Curiously, the WTA’s decision is a direct response to last year’s infamous catsuit kerfuffle involving tennis superstar Serena Williams. The Conversation chalks up the controversy as “the most recent chapter of a century long debate over the place of informality and immodesty” in sportswear, particularly when women are involved. Williams was the latest to be dragged into this debate, when she wore a custom-made catsuit — essentially an all-black, all-compression garment — at the French Open. Williams’s get-up irked Bernard Giudicelli, the president of the French Tennis Federation. Giudicelli blasted the outfit and vowed that it “wouldn’t be back.” It “went too far,” he explained, and it didn’t “respect the game and the place.”
Now, even with the WTA’s decision to approve catsuits and similar clothing, don’t expect the iconic champion to wear the same outfit again, or anything close to it. Firstly, Williams has already made it clear that she does not want to commit another fashion faux pax. That means she’ll try to win a fourth French Open title wearing something more “acceptable”. And from all indications, Williams looks very capable of winning at Roland-Garros, as she is inching ever closer to the form that made her a 23-time Grand Slam champ.
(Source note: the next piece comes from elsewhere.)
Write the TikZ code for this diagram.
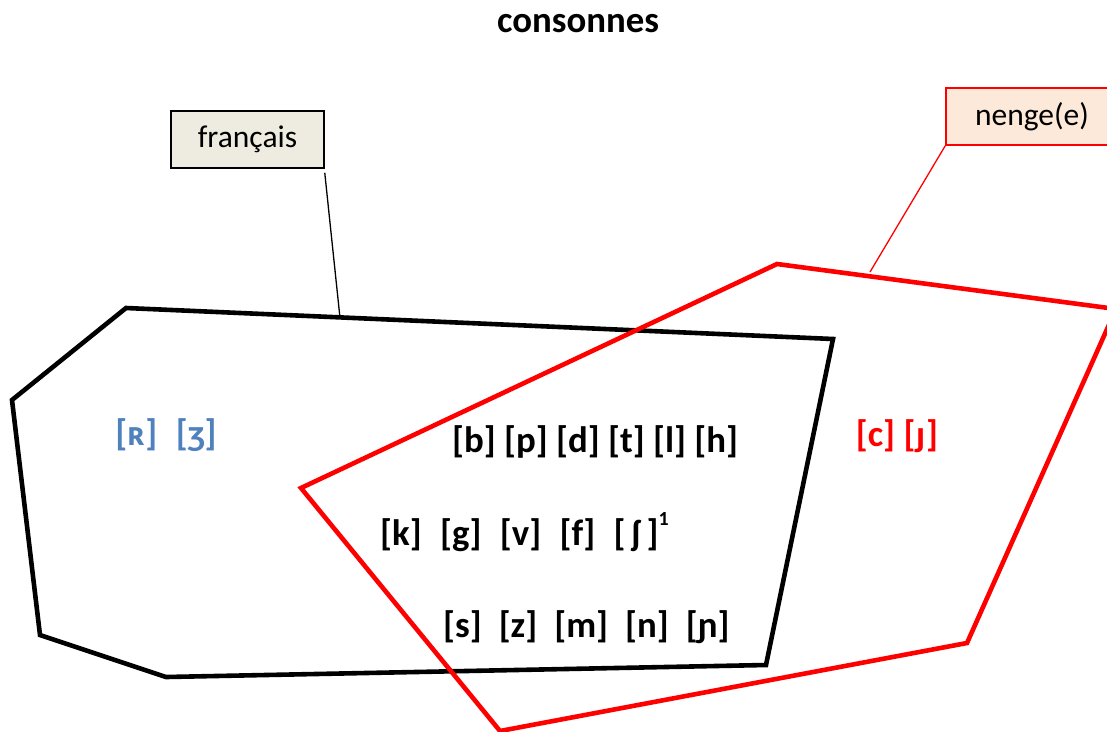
\documentclass[tikz,border=0pt]{standalone}
\usepackage{fontspec}
\setmainfont{Carlito}
\definecolor{ipablue}{HTML}{4F81BD}
\definecolor{frfill}{HTML}{EEECE1}
\definecolor{ngfill}{HTML}{FDE9D9}
\begin{document}
\begin{tikzpicture}[x=1pt,y=-1pt,
  poly/.style={line width=4.6pt,line join=miter},
  lbl/.style={inner sep=0pt,font=\fontsize{36.8}{42}\selectfont\bfseries},
  tagbox/.style={draw,line width=1.5pt,inner sep=0pt,minimum height=57pt,font=\fontsize{31.5}{36}\selectfont},
  conn/.style={line width=1.3pt}]
\useasboundingbox (0,0) rectangle (1107,731);
\clip (0,0) rectangle (1107,731);
% French polygon
\coordinate (f1) at (126,308);
\coordinate (f2) at (833,339);
\coordinate (f3) at (766,665);
\coordinate (f4) at (166,677);
\coordinate (f5) at (40,635);
\coordinate (f6) at (12,400);
\draw[poly,black] (f1) -- (f2) -- (f3) -- (f4) -- (f5) -- (f6) -- cycle;
% Nenge polygon
\coordinate (n1) at (777,264);
\coordinate (n2) at (1116,309);
\coordinate (n3) at (967,643);
\coordinate (n4) at (500,731);
\coordinate (n5) at (301,488);
\draw[poly,red] (n1) -- (n2) -- (n3) -- (n4) -- (n5) -- cycle;
% title
\node[lbl] (title) at (578,24) {consonnes};
% tag boxes
\node[tagbox,fill=frfill,draw=black,minimum width=153pt] (fr) at (247.5,139.5) {\raisebox{-2pt}{français}};
\node[tagbox,fill=ngfill,draw=red,minimum width=172pt] (ng) at (1032,116.5) {nenge(e)};
\coordinate (frend) at (340,318);
\coordinate (ngend) at (870,272);
\draw[conn,black] (fr.south east) ++(0,4) coordinate (frs) (frs) -- (frend);
\draw[conn,red] (ng.south west) -- (ngend);
% sound labels
\node[lbl,text=ipablue] (fronly) at (166,435) {[ʀ]\,\,\,[ʒ]};
\node[lbl,text=red] (ngonly) at (897,436) {[c] [ɟ]};
\node[lbl] (row1) at (595,442) {[b] [p] [d] [t] [l] [h]};
\node[lbl,anchor=west] (row2) at (380,532) {[k]\,\,\,[g]\,\,\,[v]\,\,\,[f]\,\,\,[\,ʃ\,]\raisebox{0.55em}{\fontsize{20}{24}\selectfont 1}};
\node[lbl,anchor=west] (row3) at (443,627) {[s]\hspace{17pt}[z]\hspace{17pt}[m]\hspace{17pt}[n]\hspace{17pt}[ɲ]};
\end{tikzpicture}
\end{document}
She has in fact, been given strong odds by bwin Tennis to win the French Open, right behind defending champion Simona Halep. Secondly, the WTA’s fashion-forward move in updating their dress code does not override the French Open’s own dress code, or that of the three other Grand Slams.
In other words, the WTA dress code is only applicable to WTA events. Grand Slams such as the French Open are entitled to their own dress code as they fall under the auspices of the International Tennis Federation — and by extension, the national tennis federation of the host country. The Roland-Garros dress code, as evident by the catsuit controversy, remains antediluvian, apparently refusing to consider the benefits of wearing compression garments or any fashion trends in sports in general. But the French Open is not alone in this regard. Wimbledon has also been notoriously strict, and antiquated, with its all-white dress code.
Venus Williams and Tatiana Golovin are two players who found out how strict the Wimbledon fashion police can be. In 2007, Golovin wore red shorts under her all-white gear, and it soon became a hot topic. Her choice of underwear even prompted Wimbledon officials to “update” the dress code to explicitly state that even underwear must be white. Ten years later, the Venus seemed to tempt fate by wearing a pink bra. Naturally, she had to change in-between sets.
Clearly, female tennis players have it harder compared to their male counterparts in terms of dress codes, especially when returning from maternity leave, as was the case with Williams. The reason for that runs deep, and it involves issues invariably related to gender in a male dominated sport. It’s a good sign then that the WTA’s disposition regarding dress codes seems to be progressing rather than regressing.